Vowing he would not back down as the others had in December, Sands began his fast March 1, the fifth anniversary of Britian's ending of "special-category" incarceration in prisoner-of-war type camps for Catholics and Protestants convicted of terrorist offenses. After that, all convicts in Ulster were to be treated uniformly in ordinary prisons and jails. But more than 300 who were imprisoned before the ending of special status are still in the old camps near the Maze, where they wear their own clothes, jog and move about freely inside barbed-wire enclosures.

Giving in on any of the five demands, British officials insisted today, would lead to giving up control of the Maze to the prisoners.

"They want to be treated as political prisoners, no matter what they argue about specific demands," this source said. "If everyone got these things, the majority of the prison population would be running their own affairs. What prison authority would allow this to happen? I doubt it would be allowed in the U.S."

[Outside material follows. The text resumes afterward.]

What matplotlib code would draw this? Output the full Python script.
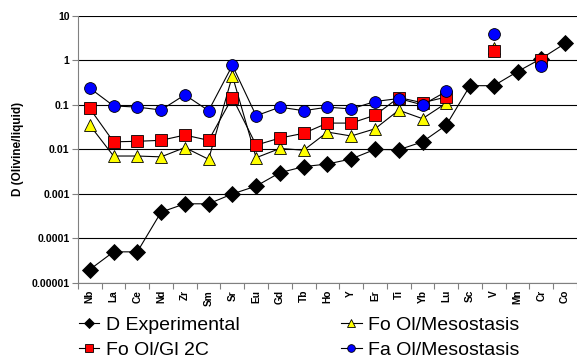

Source in Ireland, who are watching events just across the border with great concern, said there is the feeling in Dublin that Thatcher's government could, without compromising this principle, still show some token movement on one or more of the demands. Thatcher fears any movement, however small, would provoke a dangerous backlash from the province's two-thirds Protestant majority, which already has been alarmed by sands' inabsentia victory in the recent parliamentary by-election.